Denver to Glenwood Springs, Colorado
The Journey Takes About Three Hours by Car Via Interstate 70
How Far is It? About 158 Miles
The drive from Denver to Glenwood Springs might be one of the most beautiful journeys in Colorado. On top of that, when you arrive in Glenwood (as it's known by the locals), you are in one of the best spa towns in the country. And unlike, say, the drive from Denver to Colorado Springs, this journey takes you through the jaw dropping Rocky Mountains.
Keep in mind that I-70 occasionally closes, in summer due to canyon washouts farther up the road, and in the winter due to heavy snow. Rock slides can also close the interstate. It is always wise to check with the Colorado Department of Transportation to make sure the road is open before heading anywhere west.
Starting anywhere along I-70 in Denver, the three lane highway first travels through the forested foothills west of town where a herd of buffalo occasionally hangs out by the side of the road. A few homes on the hillsides peek out from the pine trees, and roads here and there radiate from the highway into the nearby mountains. The highway will soon narrow to two lanes going east and west.

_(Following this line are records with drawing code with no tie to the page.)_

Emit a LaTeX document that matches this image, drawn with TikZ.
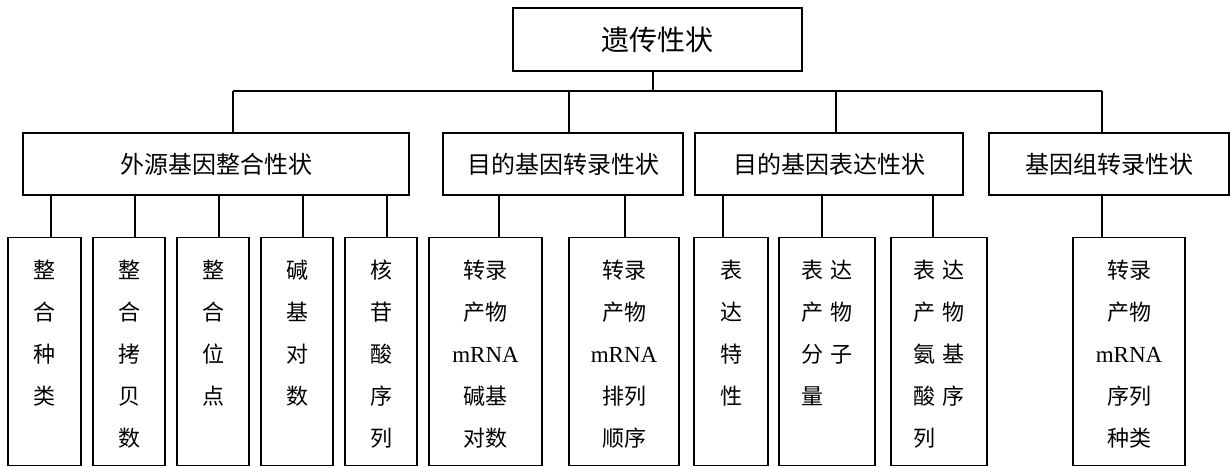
\documentclass[tikz,border=0pt]{standalone}
\usepackage{fontspec}
\setmainfont{Liberation Serif}
\newfontfamily\cjk{Noto Sans CJK SC}
\newcommand{\gap}{\hspace{8pt}}
\newcommand{\mr}{{\rmfamily\fontsize{23}{42}\selectfont mRNA}}
\newcommand{\leaftext}[2]{\parbox[c][228pt][t]{#1pt}{\centering\cjk\fontsize{22}{42}\selectfont\vspace*{22pt}#2\par}}
\begin{document}
\begin{tikzpicture}[x=1pt,y=-1pt,
  box/.style={draw, line width=1.4pt, inner sep=0pt, font=\cjk},
  topbox/.style={box, font=\cjk\fontsize{28}{28}\selectfont},
  midbox/.style={box, minimum height=62pt, font=\cjk\fontsize{24}{24}\selectfont},
  leafbox/.style={box, anchor=north},
  link/.style={line width=1.4pt}]
\useasboundingbox (0,0) rectangle (1231,466);

\node[topbox, minimum width=289pt, minimum height=63pt] (root) at (657.5,39.5) {遗传性状};

\node[midbox, minimum width=386pt] (A) at (216,164) {外源基因整合性状};
\node[midbox, minimum width=240pt] (B) at (563,164) {目的基因转录性状};
\node[midbox, minimum width=268pt] (C) at (829,164) {目的基因表达性状};
\node[midbox, minimum width=240pt] (D) at (1109,164) {基因组转录性状};

\coordinate (j0) at (653,91);
\coordinate (jA) at (233,91);
\coordinate (jB) at (569,91);
\coordinate (jC) at (836,91);
\coordinate (jD) at (1102,91);
\draw[link] (j0 |- root.south) -- (j0);
\draw[link] (jA) -- (jD);
\draw[link] (jA) -- (jA |- A.north);
\draw[link] (jB) -- (jB |- B.north);
\draw[link] (jC) -- (jC |- C.north);
\draw[link] (jD) -- (jD |- D.north);

\node[leafbox] (c1) at (44.5,237) {\leaftext{73}{整\\合\\种\\类}};
\node[leafbox] (c2) at (129,237) {\leaftext{72}{整\\合\\拷\\贝\\数}};
\node[leafbox] (c3) at (213,237) {\leaftext{72}{整\\合\\位\\点}};
\node[leafbox] (c4) at (297,237) {\leaftext{72}{碱\\基\\对\\数}};
\node[leafbox] (c5) at (381,237) {\leaftext{72}{核\\苷\\酸\\序\\列}};
\node[leafbox] (c6) at (485.5,237) {\leaftext{113}{转录\\产物\\\mr\\碱基\\对数}};
\node[leafbox] (c7) at (624,237) {\leaftext{110}{转录\\产物\\\mr\\排列\\顺序}};
\node[leafbox] (c8) at (731,237) {\leaftext{74}{表\\达\\特\\性}};
\node[leafbox] (c9) at (827,237) {\leaftext{96}{表\gap 达\\产\gap 物\\分\gap 子\\量\gap\phantom{子}}};
\node[leafbox] (c10) at (939,237) {\leaftext{96}{表\gap 达\\产\gap 物\\氨\gap 基\\酸\gap 序\\列\gap\phantom{序}}};
\node[leafbox] (c11) at (1129,237) {\leaftext{112}{转录\\产物\\\mr\\序列\\种类}};

\foreach \p/\s/\k in {A/c1/51, A/c2/135, A/c3/219, A/c4/303, A/c5/387,
                      B/c6/499, B/c7/625,
                      C/c8/723, C/c9/822, C/c10/933,
                      D/c11/1102}{
  \draw[link] (\k,0 |- \p.south) -- (\k,0 |- \s.north);
}
\end{tikzpicture}
\end{document}
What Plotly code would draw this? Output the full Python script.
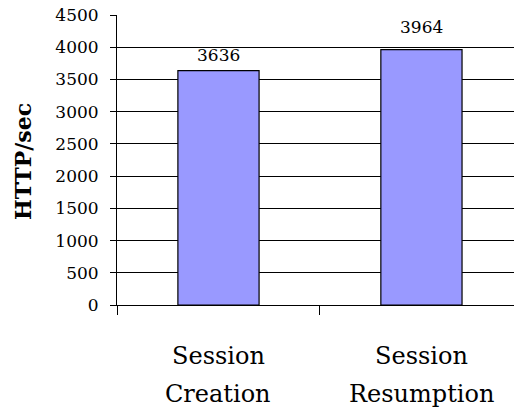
import plotly.graph_objects as go

# Throughput per TLS handshake mode
categories = ["Session Creation", "Session Resumption"]
throughput = [3636, 3964]
label_lift = [9, 16]          # px gap between bar top and its value label
y_ticks = list(range(0, 4501, 500))
y_title = "HTTP/sec"

SERIF = "DejaVu Serif"

fig = go.Figure()
fig.add_trace(go.Bar(
    x=categories,
    y=throughput,
    width=0.4,
    marker=dict(color="#9999FF", line=dict(color="#000000", width=1.2)),
    hoverinfo="skip",
))

annotations = []
# value labels above each bar
for cat, val, lift in zip(categories, throughput, label_lift):
    annotations.append(dict(
        x=cat, y=val, xref="x", yref="y", text=str(val), showarrow=False,
        xanchor="center", yanchor="bottom", yshift=lift - 5,
        font=dict(family=SERIF, size=17, color="#000000"),
    ))
# two-line category labels under the axis
for cat in categories:
    for i, word in enumerate(cat.split(" ")):
        annotations.append(dict(
            x=cat, y=0, xref="x", yref="paper", text=word, showarrow=False,
            xanchor="center", yanchor="middle", yshift=-(51 + 38 * i),
            font=dict(family=SERIF, size=24, color="#000000"),
        ))
# rotated value-axis title
annotations.append(dict(
    x=0, y=0.5, xref="paper", yref="paper", text=f"<b>{y_title}</b>",
    showarrow=False, textangle=-90, xanchor="center", yanchor="middle",
    xshift=-94, yshift=-2, font=dict(family=SERIF, size=22, color="#000000"),
))

fig.update_layout(
    width=514, height=408,
    margin=dict(l=117, r=0, t=15, b=103),
    paper_bgcolor="#ffffff", plot_bgcolor="#ffffff",
    showlegend=False,
    annotations=annotations,
    bargap=0.6,
)
fig.update_xaxes(
    type="category",
    range=[-0.5, 1.456],
    showticklabels=False,
    tickson="boundaries",
    ticks="outside", ticklen=9, tickwidth=1, tickcolor="#000000",
    showline=True, linecolor="#000000", linewidth=1,
    showgrid=False, zeroline=False,
)
fig.update_yaxes(
    range=[0, 4500],
    tickvals=y_ticks,
    ticks="outside", ticklen=6, tickwidth=1, tickcolor="#000000",
    ticklabelstandoff=8,
    tickfont=dict(family=SERIF, size=17, color="#000000"),
    showline=True, linecolor="#000000", linewidth=1,
    showgrid=True, gridcolor="#000000", gridwidth=1,
    zeroline=False,
)

fig.write_html("out.html", config={"displayModeBar": False})
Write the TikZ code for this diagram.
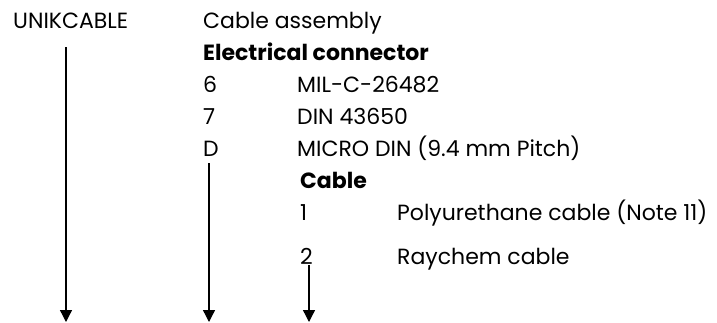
\documentclass[tikz,border=0pt]{standalone}
\usepackage{fontspec}
\setmainfont{Poppins}
\usetikzlibrary{arrows.meta, positioning}

\begin{document}
\begin{tikzpicture}[
    x=1pt, y=-1pt,
    code/.style={anchor=base west, inner sep=0pt, font=\fontsize{22}{26}\selectfont},
    heading/.style={code, font=\fontsize{22}{26}\selectfont\bfseries},
    arrow/.style={-{Triangle[length=12pt,width=12pt]}, line width=1.3pt}
]
\useasboundingbox (0,0) rectangle (717,322);

% Part number
\node[code] (unik) at (13,28) {UNIKCABLE};
\node[code] (assembly) at (203,28) {Cable assembly};

% Electrical connector
\node[heading] (connector) at (203,60) {Electrical connector};
\node[code] (codesix) at (203,92) {6};
\node[code] (milc) at (297,92) {MIL-C-26482};
\node[code] (codeseven) at (203,124) {7};
\node[code] (din) at (297,124) {DIN 43650};
\node[code] (coded) at (203,156) {D};
\node[code] (microdin) at (297,156) {MICRO DIN (9.4 mm Pitch)};

% Cable
\node[heading] (cable) at (300,188) {Cable};
\node[code] (codeone) at (300,220) {1};
\node[code] (polyurethane) at (397,220) {Polyurethane cable (Note 11)};
\node[code] (codetwo) at (300,264) {2};
\node[code] (raychem) at (397,264) {Raychem cable};

% Arrows
\coordinate (endunik) at (66,322);
\coordinate (endconnector) at (209,322);
\coordinate (endcable) at (309,322);
\draw[arrow] (unik.base -| endunik) ++(0,19) -- (endunik);
\draw[arrow] (coded.base -| endconnector) ++(0,7) -- (endconnector);
\draw[arrow] (codetwo.base -| endcable) ++(0,1) -- (endcable);

\end{tikzpicture}
\end{document}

The elevation also quickly climbs from the 5,280 feet above sea level in Denver to the 7,648 feet above sea level at around Genesee, an exclusive mountain community about 15 miles west of the metro area.
The change in altitude affects people in different ways. Your ears may feel clogged (yawn or chew gum to "pop" them). You might feel nauseous or light headed, particularly if this is your first time at such a high altitude where the air is so thin.
You will have to get used to the altitude, though, because it keeps increasing until you reach the Continental Divide about 65 miles to the west. At that point you will be 14,278 feet above sea level. From there, you'll descend to the 5,761 feet above sea level at Glenwood.
Mountains are on either side of the highway, with dirt roads occasionally veering off to someone's home. In the summer it's incredibly inspiring and makes you feel a little small. In the winter, it can be a little dicey, even though the road is paved and well-maintained. The biggest headache is usually other drivers. People from out-of-state, usually called, Flatlanders," are the ones driving slowly, worried about the curves, and getting stuck behind them can add extra time to the journey.
The next town you will come to is historic Idaho Springs, a nice little mountain community known for its hot springs. It started out in 1859 as a gold mining town and was the hub of the area's mining operations throughout the late 19th-century. Today, tourists stop in for shopping and lunch on their way to and from the ski towns farther up the mountain.
After Idaho Springs, you will keep getting higher in elevation. Four cylinder cars and 18-wheel, semi-trucks sometimes have difficulty with the grade. It can put a strain on many an engine.
The next town is charming Georgetown, a small but cute place on either side of the highway. This is another popular stopping spot for lunch, shopping or a bathroom break. The main street is a step back in time with old, nicely-restored buildings that now house eateries, galleries and other merchants.
Soon you will reach Loveland, also a ski area and where people mail letters to have them stamped with a Loveland postmark for Valentine's Day, and the Continental Divide. Here at the top of the world, where the air is very thin and the skies are very blue, you will pass through the wide, long, well-ventilated Eisenhower Tunnel to reach the west side of the Divide.
You also have, at least in the summer, the option of actually driving up over Loveland Pass, which crosses across the top of the Divide. This road, Highway 6, is paved and the scenery is absolutely breathtaking, with epic mountain views and steep drop offs (take a peek over the edge, if you dare, and you might see the wrecks of cars who make the mistake of going too fast on this narrow, winding road).
Once you are on the east side of the Rockies, you will come to Dillon, a town with a sparkling lake and a high altitude, laid back affluent atmosphere. This, too, is a favorite stopping place for skiers, as several famous resorts, including Breckenridge, Keystone and Copper Mountain, are just up the mountain.
Beyond Dillon is tony Vail and then its fashionable neighbor Beaver Creek. Finally, beyond all of these is Glenwood Canyon, perhaps the most spectacular drive in all of Colorado. The double decker highway curves and blends with the canyon, allowing breathtaking views of mountains and the Roaring Fork River. The sense of awe is humbling.
Finally, on the other side of the canyon is the town of Glenwood Springs, a wonderful community usually full of tourists and home to the world's largest outdoor hot springs pool. It is a treat like no other.
The End of the Road
It's a long drive from Denver to Glenwood Springs, about four hours when doing the speed limit (!). But do not rush. This kind of mountain scenery is why so many choose to live in Colorado. If you are new to the state or just visiting, soak up the drive and thank Mother Nature for her gorgeous handiwork.
It is also worth noting that Greyhound runs a bus from Denver to Glenwood Springs, and Amtrak has a train traveling between the two towns. The bus takes about four or five hours, and the train ride is not quite six hours long.